All the cases cited by defendant, which impose an obligation on a sentencing court to explicitly obtain a waiver of the right to challenge prior convictions, are from other jurisdictions. The cases all relate to situations in which a defendant is actually giving up a right to a jury trial, or other entirely separate proceeding, on the issue of enhanced sentencing. Our statute does require a judicial proceeding in which the sentencing judge must find at least one predicate offense before the mandatory sentence can be imposed, but the proceeding, and the necessary finding, are part and parcel of the sentence hearing. That statutory procedure was followed here.
Once the extended term application was filed defense counsel had the opportunity to challenge the judgments. He had a further opportunity to oppose the State's motion and challenge the prior convictions orally, immediately prior to the imposition of sentence. No explicit waiver was required from defendant because he actually was afforded a judicial hearing and therefore did not waive his right to object.

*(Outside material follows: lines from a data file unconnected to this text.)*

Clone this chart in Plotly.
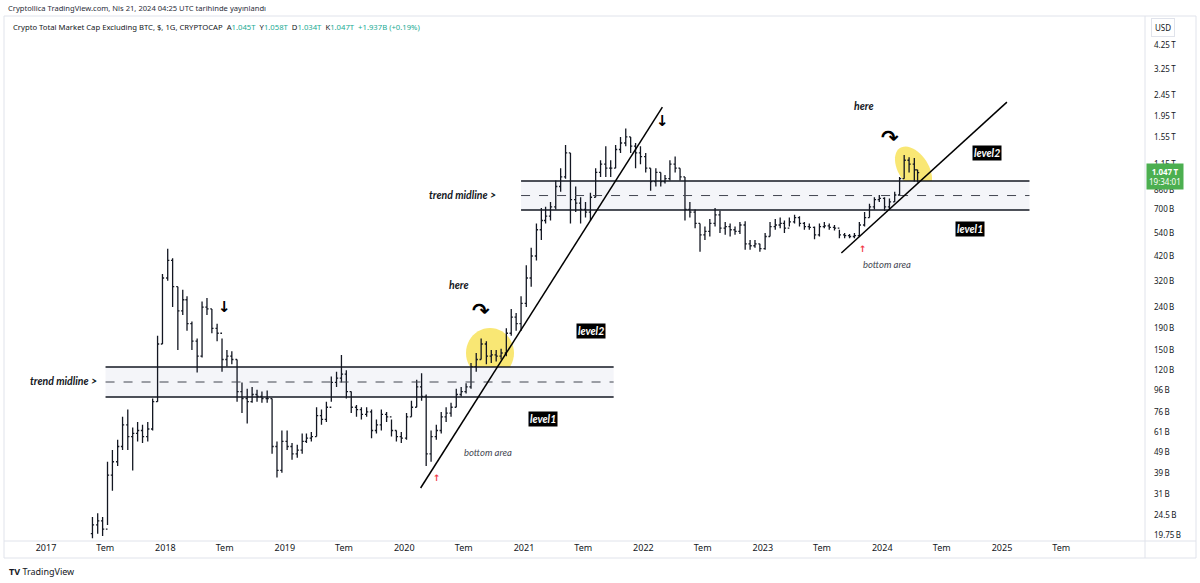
import math
import pandas as pd
import plotly.graph_objects as go

# semi-monthly bars, values in billions USD
close_2017 = [22, 23, 21, 38, 44, 52, 66, 58, 60, 62, 58, 63, 85, 160, 330]
high_2017 = [24, 25, 24, 44, 50, 56, 72, 78, 64, 68, 66, 68, 88, 175, 345]
low_2017 = [19, 20, 19.5, 22, 32, 42, 50, 50, 40, 55, 54, 55, 62, 85, 160]

close_2018 = [400, 300, 230, 260, 200, 165, 140, 240, 235, 190, 180, 135,
              140, 135, 95, 88, 85, 92, 90, 88, 88, 52, 40, 55]
high_2018 = [455, 410, 300, 290, 270, 205, 170, 255, 265, 235, 200, 170,
             150, 148, 135, 105, 98, 100, 97, 95, 96, 88, 55, 62]
low_2018 = [320, 240, 150, 220, 185, 150, 117, 138, 220, 180, 165, 118,
            125, 128, 85, 75, 67, 84, 85, 84, 84, 48, 37, 39]

close_2019 = [52, 48, 50, 55, 57, 58, 73, 70, 80, 105, 110, 115,
              95, 80, 78, 74, 76, 62, 66, 74, 72, 62, 58, 57]
high_2019 = [62, 54, 53, 60, 60, 61, 80, 78, 85, 112, 118, 142,
             120, 95, 82, 80, 80, 78, 70, 78, 76, 70, 62, 61]
low_2019 = [50, 45, 46, 48, 54, 55, 58, 66, 68, 85, 100, 105,
            88, 75, 72, 70, 72, 57, 60, 62, 68, 58, 55, 54]

close_2020 = [72, 80, 100, 90, 48, 58, 62, 72, 75, 80, 92, 95,
              100, 125, 135, 160, 140, 142, 140, 145, 180, 215, 200, 250]
high_2020 = [75, 86, 108, 116, 92, 62, 66, 76, 80, 84, 98, 100,
             104, 130, 145, 170, 165, 150, 150, 152, 190, 235, 225, 270]
low_2020 = [56, 72, 80, 86, 42, 44, 56, 60, 68, 72, 80, 90,
            93, 98, 118, 135, 128, 130, 132, 135, 140, 175, 185, 185]

close_2021 = [330, 420, 560, 620, 650, 720, 900, 1000, 1300, 780, 750, 700,
              680, 800, 1050, 1150, 1100, 1100, 1350, 1450, 1550, 1400, 1300, 1250]
high_2021 = [380, 460, 600, 710, 720, 760, 960, 1100, 1420, 1300, 900, 800,
             760, 840, 1100, 1200, 1400, 1200, 1420, 1550, 1700, 1550, 1450, 1400]
low_2021 = [240, 300, 400, 500, 600, 620, 700, 850, 980, 600, 680, 600,
            640, 620, 800, 1000, 1000, 1000, 1100, 1300, 1400, 1300, 1100, 1150]

close_2022 = [1100, 950, 1050, 950, 980, 1150, 1100, 1000, 700, 680, 600, 530,
              550, 600, 660, 570, 580, 560, 550, 590, 480, 470, 480, 455]
high_2022 = [1300, 1100, 1100, 1050, 1020, 1200, 1250, 1100, 1000, 760, 700, 600,
             580, 630, 710, 690, 610, 600, 580, 610, 615, 500, 500, 480]
low_2022 = [1050, 860, 900, 900, 930, 960, 1050, 960, 620, 640, 570, 440,
            500, 520, 580, 540, 530, 520, 530, 535, 450, 450, 460, 440]

close_2023 = [520, 580, 590, 600, 570, 610, 640, 600, 580, 575, 530, 580,
              585, 575, 570, 530, 525, 520, 525, 590, 640, 720, 780, 790]
high_2023 = [540, 610, 630, 640, 620, 640, 660, 650, 610, 600, 580, 600,
             610, 600, 590, 560, 540, 535, 540, 610, 680, 745, 800, 820]
low_2023 = [450, 520, 560, 570, 540, 580, 600, 580, 560, 560, 505, 520,
            570, 560, 555, 510, 510, 510, 510, 520, 580, 640, 700, 760]

close_2024 = [720, 760, 820, 980, 1200, 1150, 1080, 1047]
high_2024 = [800, 790, 850, 1000, 1270, 1240, 1230, 1080]
low_2024 = [690, 700, 760, 820, 980, 1050, 950, 940]

first_open = 20


def half_months(year, m0=1, m1=12):
    out = []
    for m in range(m0, m1 + 1):
        out += [f"{year}-{m:02d}-08", f"{year}-{m:02d}-23"]
    return out


dates = ["2017-05-23"] + half_months(2017, 6, 12)
for y in range(2018, 2024):
    dates += half_months(y)
dates += half_months(2024, 1, 3) + ["2024-04-08", "2024-04-18"]

closes = close_2017 + close_2018 + close_2019 + close_2020 + close_2021 + close_2022 + close_2023 + close_2024
highs = high_2017 + high_2018 + high_2019 + high_2020 + high_2021 + high_2022 + high_2023 + high_2024
lows = low_2017 + low_2018 + low_2019 + low_2020 + low_2021 + low_2022 + low_2023 + low_2024
opens = [first_open] + closes[:-1]

B = 1e9
closes = [v * B for v in closes]
highs = [v * B for v in highs]
lows = [v * B for v in lows]
opens = [v * B for v in opens]

# price scale ticks
ytick_vals = [4.25e12, 3.25e12, 2.45e12, 1.95e12, 1.55e12, 1.15e12, 860e9, 700e9,
              540e9, 420e9, 320e9, 240e9, 190e9, 150e9, 120e9, 96e9, 76e9, 61e9,
              49e9, 39e9, 31e9, 24.5e9, 19.75e9]
ytick_text = ["4.25\u2009T", "3.25\u2009T", "2.45\u2009T", "1.95\u2009T", "1.55\u2009T",
              "1.15\u2009T", "860\u2009B", "700\u2009B", "540\u2009B", "420\u2009B",
              "320\u2009B", "240\u2009B", "190\u2009B", "150\u2009B", "120\u2009B",
              "96\u2009B", "76\u2009B", "61\u2009B", "49\u2009B", "39\u2009B", "31\u2009B",
              "24.5\u2009B", "19.75\u2009B"]
xtick_vals = []
xtick_text = []
for y in range(2017, 2026):
    xtick_vals += [f"{y}-01-01", f"{y}-07-01"]
    xtick_text += [str(y), "Tem"]

# drawings: levels and trendlines
band_left = dict(x0="2017-07-02", x1="2021-10-02", lo=89.5e9, mid=105.5e9, hi=124.4e9)
band_right = dict(x0="2020-12-23", x1="2025-03-26", lo=695e9, mid=815e9, hi=956e9)
trend_left = (("2020-02-20", 33e9), ("2022-02-28", 2.15e12))
trend_right = (("2023-08-29", 434e9), ("2025-01-16", 2.27e12))

# plot area geometry (pixels)
L, R, T, BOT = 6, 1145, 17, 541
PX_PER_DAY = 119.5 / 365.25
PX_PER_DECADE = 210.0


def ppos(x, y):
    return (x - L) / (R - L), (BOT - y) / (BOT - T)


def ellipse_path(cx, cy, a, b, ang_deg, n=48):
    th = math.radians(ang_deg)
    pts = []
    for i in range(n):
        t = 2 * math.pi * i / n
        x = cx + a * math.cos(t) * math.cos(th) - b * math.sin(t) * math.sin(th)
        y = cy + a * math.cos(t) * math.sin(th) + b * math.sin(t) * math.cos(th)
        px_, py_ = ppos(x, y)
        pts.append(f"{px_:.5f},{py_:.5f}")
    return "M" + " L".join(pts) + " Z"


fig = go.Figure()

fig.add_trace(go.Ohlc(
    x=dates, open=opens, high=highs, low=lows, close=closes,
    increasing=dict(line=dict(color="#131722", width=1.3)),
    decreasing=dict(line=dict(color="#131722", width=1.3)),
    tickwidth=0.5, showlegend=False, hoverinfo="skip"))

shapes = []
for band in (band_left, band_right):
    shapes.append(dict(type="rect", xref="x", yref="y", x0=band["x0"], x1=band["x1"],
                       y0=band["lo"], y1=band["hi"], fillcolor="#f4f5f9", line=dict(width=0),
                       layer="below"))
# highlight circles
for cx, cy, a, b, ang in [(490, 353, 24, 25, 0), (913.5, 169, 25, 15, 57)]:
    shapes.append(dict(type="path", xref="paper", yref="paper",
                       path=ellipse_path(cx, cy, a, b, ang), fillcolor="#f9e774",
                       line=dict(width=0), layer="below"))
for band in (band_left, band_right):
    for key in ("lo", "hi"):
        shapes.append(dict(type="line", xref="x", yref="y", x0=band["x0"], x1=band["x1"],
                           y0=band[key], y1=band[key], line=dict(color="#131722", width=1.5)))
    shapes.append(dict(type="line", xref="x", yref="y", x0=band["x0"], x1=band["x1"],
                       y0=band["mid"], y1=band["mid"],
                       line=dict(color="#434651", width=1, dash="dash")))
for (d0, v0), (d1, v1) in (trend_left, trend_right):
    shapes.append(dict(type="line", xref="x", yref="y", x0=d0, x1=d1, y0=v0, y1=v1,
                       line=dict(color="#000000", width=1.5)))

# pane frame
fx0, fy0 = ppos(4, 558)
fx1, fy1 = ppos(1196, 16)
shapes.append(dict(type="rect", xref="paper", yref="paper", x0=fx0, x1=fx1, y0=fy0, y1=fy1,
                   line=dict(color="#e0e3eb", width=1)))
shapes.append(dict(type="line", xref="paper", yref="paper", x0=1, x1=1, y0=fy0, y1=fy1,
                   line=dict(color="#e0e3eb", width=1)))
shapes.append(dict(type="line", xref="paper", yref="paper", x0=fx0, x1=fx1, y0=0, y1=0,
                   line=dict(color="#e0e3eb", width=1)))

annotations = []


def note(x, y, text, size=9, color="#131722", xanchor="center", italic=False, bold=False,
         family="Lato", bg=None, pad=0, border=None):
    px_, py_ = ppos(x, y)
    a = dict(xref="paper", yref="paper", x=px_, y=py_, text=text, showarrow=False,
             xanchor=xanchor, yanchor="middle",
             font=dict(size=size, color=color, family=family,
                       style="italic" if italic else "normal",
                       weight="bold" if bold else "normal"),
             borderpad=pad)
    if bg:
        a["bgcolor"] = bg
    if border:
        a["bordercolor"] = border
        a["borderwidth"] = 1
    annotations.append(a)


note(7, 8, "Cryptollica TradingView.com, Nis 21, 2024 04:25 UTC tarihinde yayınlandı",
     size=7.6, color="#2a2e39", xanchor="left", family="Noto Sans")
g = "#22ab94"
legend_txt = ("Crypto Total Market Cap Excluding BTC, $, 1G, CRYPTOCAP\u00a0\u00a0"
              f"A<span style='color:{g}'>1.045T</span>\u00a0\u00a0"
              f"Y<span style='color:{g}'>1.058T</span>\u00a0\u00a0"
              f"D<span style='color:{g}'>1.034T</span>\u00a0\u00a0"
              f"K<span style='color:{g}'>1.047T</span>\u00a0\u00a0"
              f"<span style='color:{g}'>+1.937B (+0.19%)</span>")
note(12, 27, legend_txt, size=7.7, color="#131722", xanchor="left", family="Noto Sans")
note(1151, 28, "USD", size=8, color="#131722", xanchor="left", family="Noto Sans",
     pad=3, border="#e0e3eb")
note(1146, 177, "<b>1.047\u2009T</b><br>19:34:01", size=8, color="#ffffff", xanchor="left",
     family="Noto Sans", bg="#4caf50", pad=2)
note(8, 571, "<b>TV</b> TradingView", size=9, color="#131722", xanchor="left", family="Noto Sans")

# chart drawings text
for x, y in [(63, 381), (462, 195)]:
    note(x, y, "trend midline >", size=10.5, italic=True, bold=True)
for x, y in [(459, 285), (864, 106)]:
    note(x, y, "here", size=10.5, italic=True, bold=True)
for x, y in [(488, 453), (887, 264)]:
    note(x, y, "bottom area", size=9.5, italic=True, color="#434651")
for x, y in [(591, 331), (987, 153)]:
    note(x, y, "level2", size=10.5, italic=True, bold=True, color="#ffffff", bg="#000000", pad=1)
for x, y in [(543, 419), (970, 229)]:
    note(x, y, "level1", size=10.5, italic=True, bold=True, color="#ffffff", bg="#000000", pad=1)
for x, y in [(224, 307), (663, 121)]:
    note(x, y, "↓", size=15, bold=True, color="#000000", family="DejaVu Sans")
for x, y in [(481, 311), (890, 138)]:
    note(x, y, "↷", size=21, bold=True, color="#000000", family="DejaVu Sans")
for x, y in [(437, 478), (863, 249)]:
    note(x, y, "↑", size=9, bold=True, color="#f23645", family="DejaVu Sans")

log_lo = 3.628 + 9 - (BOT - 45) / PX_PER_DECADE
log_hi = 3.628 + 9 + (45 - T) / PX_PER_DECADE
d0 = pd.Timestamp("2017-01-01") - pd.Timedelta(days=(46 - L) / PX_PER_DAY)
d1 = pd.Timestamp("2017-01-01") + pd.Timedelta(days=(R - 46) / PX_PER_DAY)

fig.update_layout(
    width=1200, height=583,
    margin=dict(l=L, r=1200 - R, t=T, b=583 - BOT),
    plot_bgcolor="#ffffff", paper_bgcolor="#ffffff",
    shapes=shapes, annotations=annotations,
    xaxis=dict(type="date", range=[d0, d1], tickvals=xtick_vals, ticktext=xtick_text,
               showgrid=False, zeroline=False, showline=False, ticks="",
               rangeslider=dict(visible=False),
               tickfont=dict(size=9, color="#131722", family="Noto Sans")),
    yaxis=dict(type="log", range=[log_lo, log_hi], side="right", tickvals=ytick_vals,
               ticktext=ytick_text, showgrid=False, zeroline=False, showline=False,
               ticks="", ticklabelstandoff=8,
               tickfont=dict(size=8, color="#131722", family="Noto Sans")),
    showlegend=False,
)

fig.write_html("out.html", config={"displayModeBar": False},
               post_script="document.body.style.margin='0';")
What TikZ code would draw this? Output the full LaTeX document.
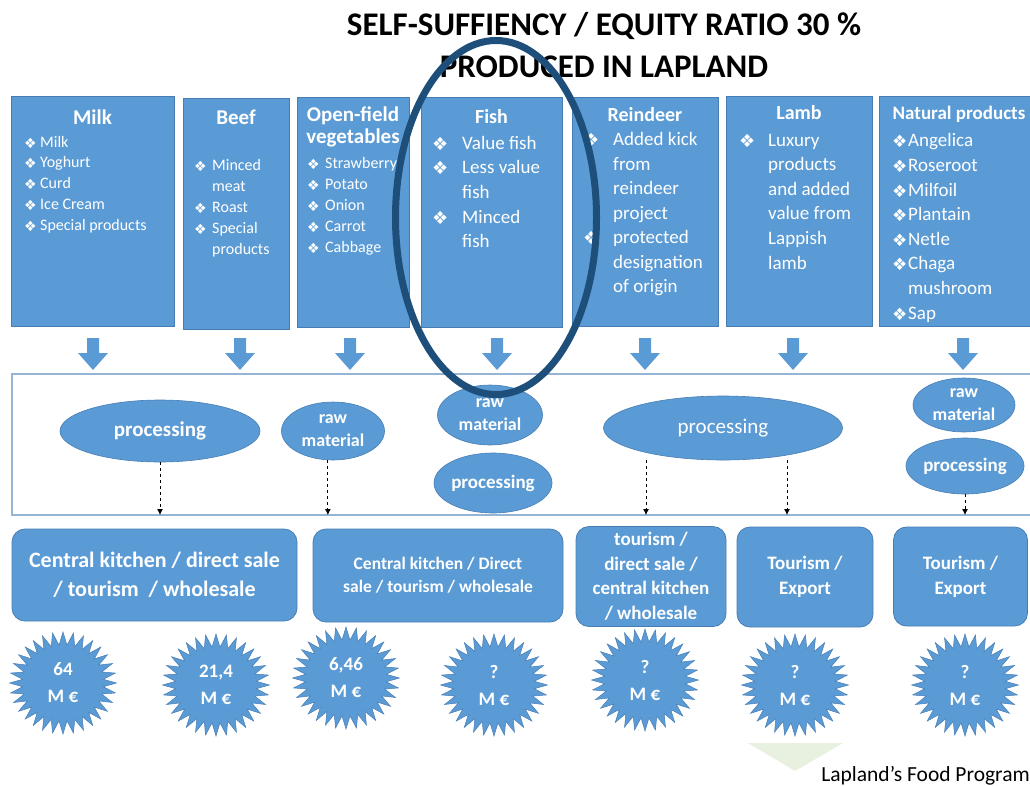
\documentclass[tikz,border=0pt]{standalone}
\usepackage{fontspec}
\setmainfont{Carlito}
\newfontfamily\dingfont{DejaVu Sans}
\usetikzlibrary{positioning, shapes.geometric, shapes.symbols, arrows.meta}

\definecolor{boxblue}{RGB}{91,155,213}
\definecolor{edgeblue}{RGB}{72,125,180}
\definecolor{ringblue}{RGB}{30,78,122}
\definecolor{framegray}{RGB}{150,180,212}
\definecolor{leafgreen}{RGB}{232,241,224}

% bullet of the product lists
\newcommand{\bul}[1][14]{\raisebox{-1pt}{\dingfont\fontsize{#1}{#1}\selectfont\char"2756}}

\begin{document}
\begin{tikzpicture}[x=1pt, y=-1pt,
  title/.style={font=\bfseries\fontsize{33}{40}\selectfont, inner sep=0pt, anchor=base},
  prodbox/.style={draw=edgeblue, fill=boxblue, line width=0.8pt, inner sep=0pt, outer sep=0pt},
  head/.style={text=white, font=\bfseries\fontsize{21}{22}\selectfont, inner sep=0pt, align=center},
  lst/.style={text=white, inner sep=0pt},
  oval/.style={ellipse, draw=edgeblue, fill=boxblue, line width=0.6pt, inner sep=0pt, text=white, align=center},
  outbox/.style={draw=edgeblue, fill=boxblue, rounded corners=13pt, line width=0.8pt, inner sep=0pt, text=white, align=center},
  burst/.style={starburst, starburst points=32, starburst point height=13pt, random starburst=0,
    fill=boxblue, draw=edgeblue, line width=0.5pt, inner sep=0pt, minimum width=107pt, minimum height=102pt,
    text=white, align=center, font=\bfseries\fontsize{19}{27}\selectfont},
  flow/.style={dashed, line width=0.8pt, -{Latex[length=6pt, width=6pt]}}]

\useasboundingbox (0,0) rectangle (1030,785);

\node[title] (title1) at (604,35) {SELF-SUFFIENCY / EQUITY RATIO 30 \%};
\node[title] (title2) at (604,77) {PRODUCED IN LAPLAND};

% product groups
\node[prodbox, minimum width=163pt, minimum height=230pt] (milk) at (92.5,211) {};
\node[prodbox, minimum width=106pt, minimum height=231pt] (beef) at (236,213.5) {};
\node[prodbox, minimum width=112pt, minimum height=230pt] (veg) at (353,212) {};
\node[prodbox, minimum width=141pt, minimum height=230pt] (fish) at (491.5,212) {};
\node[prodbox, minimum width=146pt, minimum height=229pt] (reindeer) at (645,211.5) {};
\node[prodbox, minimum width=146pt, minimum height=230pt] (lamb) at (799,211) {};
\node[prodbox, minimum width=160pt, minimum height=230pt] (natural) at (959,211) {};

\node[head, below=13.5pt of milk.north] (milkhead) {Milk};
\node[head, below=11.7pt of beef.north] (beefhead) {Beef};
\node[head, font=\bfseries\fontsize{21}{22}\selectfont, below=9.7pt of veg.north] (veghead) {Open-field\\vegetables};
\node[head, font=\bfseries\fontsize{20}{22}\selectfont, below=12.2pt of fish.north] (fishhead) {Fish};
\node[head, font=\bfseries\fontsize{20}{22}\selectfont, below=10.2pt of reindeer.north] (reindeerhead) {Reindeer};
\node[head, font=\bfseries\fontsize{20}{22}\selectfont, below=9.2pt of lamb.north] (lambhead) {Lamb};
\node[head, font=\bfseries\fontsize{19}{22}\selectfont, below=9.7pt of natural.north] (naturalhead) {Natural products};

\node[lst, font=\fontsize{16}{20.8}\selectfont, below right=36.4pt and 13pt of milk.north west] (milklist)
  {\begin{tabular}{@{}p{16pt}@{}l@{}}
   \bul & Milk\\ \bul & Yoghurt\\ \bul & Curd\\ \bul & Ice Cream\\ \bul & Special products
   \end{tabular}};
\node[lst, font=\fontsize{16}{21}\selectfont, below right=57.3pt and 11pt of beef.north west] (beeflist)
  {\begin{tabular}{@{}p{18pt}@{}l@{}}
   \bul & Minced\\ & meat\\ \bul & Roast\\ \bul & Special\\ & products
   \end{tabular}};
\node[lst, font=\fontsize{16}{21}\selectfont, below right=56.3pt and 10pt of veg.north west] (veglist)
  {\begin{tabular}{@{}p{18pt}@{}l@{}}
   \bul & Strawberry\\ \bul & Potato\\ \bul & Onion\\ \bul & Carrot\\ \bul & Cabbage
   \end{tabular}};
\node[lst, font=\fontsize{19}{24.7}\selectfont, below right=34.7pt and 11pt of fish.north west] (fishlist)
  {\begin{tabular}{@{}p{30pt}@{}l@{}}
   \bul[18] & Value fish\\ \bul[18] & Less value\\ & fish\\ \bul[18] & Minced\\ & fish
   \end{tabular}};
\node[lst, font=\fontsize{19}{24.5}\selectfont, below right=31.6pt and 11pt of reindeer.north west] (reindeerlist)
  {\begin{tabular}{@{}p{30pt}@{}l@{}}
   \bul[18] & Added kick\\ & from\\ & reindeer\\ & project\\ \bul[18] & protected\\ & designation\\ & of origin
   \end{tabular}};
\node[lst, font=\fontsize{19}{24.6}\selectfont, below right=32.6pt and 13pt of lamb.north west] (lamblist)
  {\begin{tabular}{@{}p{29pt}@{}l@{}}
   \bul[18] & Luxury\\ & products\\ & and added\\ & value from\\ & Lappish\\ & lamb
   \end{tabular}};
\node[lst, font=\fontsize{19}{24.6}\selectfont, below right=33.5pt and 13pt of natural.north west] (naturallist)
  {\begin{tabular}{@{}p{16pt}@{}l@{}}
   \bul[17] & Angelica\\ \bul[17] & Roseroot\\ \bul[17] & Milfoil\\ \bul[17] & Plantain\\
   \bul[17] & Netle\\ \bul[17] & Chaga\\ & mushroom\\ \bul[17] & Sap
   \end{tabular}};

% block arrows into the chain
\foreach \x in {93,240,350,497,645,793,963}
  \fill[boxblue] (\x-6,338) -- (\x+6,338) -- (\x+6,353) -- (\x+15,353) -- (\x,370) -- (\x-15,353) -- (\x-6,353) -- cycle;

\node[draw=framegray, line width=1.5pt, inner sep=0pt, outer sep=0pt, minimum width=1020pt, minimum height=141pt] (frame) at (522,444.5) {};

% processing steps
\node[oval, minimum width=200pt, minimum height=62pt, font=\bfseries\fontsize{21}{22}\selectfont] (proc1) at (160,431) {processing};
\node[oval, minimum width=103pt, minimum height=58pt, font=\bfseries\fontsize{18}{23}\selectfont] (rawveg) at (333,431) {raw\\material};
\node[oval, minimum width=105pt, minimum height=60pt, font=\bfseries\fontsize{18}{23}\selectfont] (rawfish) at (490,415) {raw\\material};
\node[oval, minimum width=104pt, minimum height=60pt, font=\bfseries\fontsize{19}{22}\selectfont] (procfish) at (493,483) {processing};
\node[oval, minimum width=239pt, minimum height=64pt, font=\fontsize{21}{22}\selectfont] (proc2) at (723,428) {processing};
\node[oval, minimum width=102pt, minimum height=54pt, font=\bfseries\fontsize{18}{23}\selectfont] (rawnat) at (964,405) {raw\\material};
\node[oval, minimum width=105pt, minimum height=56pt, font=\bfseries\fontsize{19}{22}\selectfont] (procnat) at (965,466) {processing};

\coordinate (t1) at ([xshift=-77pt]proc2.south);
\coordinate (t2) at ([xshift=64pt]proc2.south);
\draw[flow] (proc1.south) -- (proc1.south |- frame.south);
\draw[flow] (rawveg.-100) -- (rawveg.-100 |- frame.south);
\draw[flow] (t1) -- (t1 |- frame.south);
\draw[flow] (t2) -- (t2 |- frame.south);
\draw[flow] (procnat.south) -- (procnat.south |- frame.south);

% sales channels
\node[outbox, minimum width=285pt, minimum height=92pt, font=\bfseries\fontsize{22}{29}\selectfont] (sale1) at (154.5,575) {Central kitchen / direct sale\\/ tourism \ / wholesale};
\node[outbox, minimum width=250pt, minimum height=93pt, font=\bfseries\fontsize{17.5}{23}\selectfont] (sale2) at (438,575.5) {Central kitchen / Direct\\sale / tourism / wholesale};
\node[outbox, minimum width=150pt, minimum height=100pt, font=\bfseries\fontsize{19}{24.5}\selectfont] (sale3) at (651,576.5) {tourism /\\direct sale /\\central kitchen\\/ wholesale};
\node[outbox, minimum width=136pt, minimum height=100pt, font=\bfseries\fontsize{19}{25}\selectfont] (export1) at (805,577) {Tourism /\\Export};
\node[outbox, minimum width=134pt, minimum height=99pt, font=\bfseries\fontsize{19}{25}\selectfont] (export2) at (960.5,576.5) {Tourism /\\Export};

% value of each group
\node[burst] (val1) at (63,683) {64\\M €};
\node[burst] (val2) at (216,685) {21,4\\M €};
\node[burst] (val3) at (346,678) {6,46\\M €};
\node[burst] (val4) at (494,685) {?\\M €};
\node[burst] (val5) at (645,680) {?\\M €};
\node[burst] (val6) at (795,685) {?\\M €};
\node[burst] (val7) at (965,685) {?\\M €};

\fill[leafgreen] (748,743) -- (843,743) -- (795,771) -- cycle;
\node[anchor=base east, inner sep=0pt, font=\fontsize{21.5}{24}\selectfont] (program) at (1030,781) {Lapland’s Food Program};

% highlight of the fish column
\node[draw=ringblue, line width=7pt, ellipse, minimum width=201pt, minimum height=354pt, inner sep=0pt] (ring) at (496,217.5) {};

\end{tikzpicture}
\end{document}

We can only assume from his silence that the prior criminal history was accurate, and that there would not have been a basis to challenge it. That silence is different from a waiver.
A sentencing judge must explain the factual and legal basis which lead him or her to find aggravating and mitigating factors. State v. Kruse, 105 N.J. 354, 359 (1987) (citing N.J.S.A. 2C:43-2(e)); R. 3:21-4(g). Merely enumerating aggravating and mitigating factors does not give sufficient insight into the sentencing decision, and the necessary qualitative analysis. Kruse, supra, 105 N.J. at 363 (citing State v. Morgan, 196 N.J. Super. 1, 5 (App. Div.), certif. denied, 99 N.J. 175 (1984)).
No aggravating factors were enumerated by the trial judge other than N.J.S.A. 2C:44-1(a)(6), defendant's prior criminal history and N.J.S.A. 2C:44-1(a)(9), the need to deter. The trial judge's discussion of the facts and circumstances which caused him to select those two aggravating factors was perfunctory at best. He did not explain why these two factors alone justified imposition of the maximum term. Giving detailed reasons in this case is of particular importance where the sentence imposed is at the highest end of the range. See Kruse, supra, 105 N.J. at 363. It is similarly important for him to explain why the need to deter is of more than general applicability in this case where it is one of only two aggravating factors employed to justify a maximum sentence. Accordingly, the sentence is hereby vacated and the matter remanded for sentencing. On remand, the judge shall follow the dictates of State v. Natale (Natale II), 184 N.J. 458 (2005), and State v. Thomas, 188 N.J. 137 (2006), decided while the matter was pending appeal. Defendant's conviction is affirmed; his sentence is reversed, and the matter is remanded for resentencing.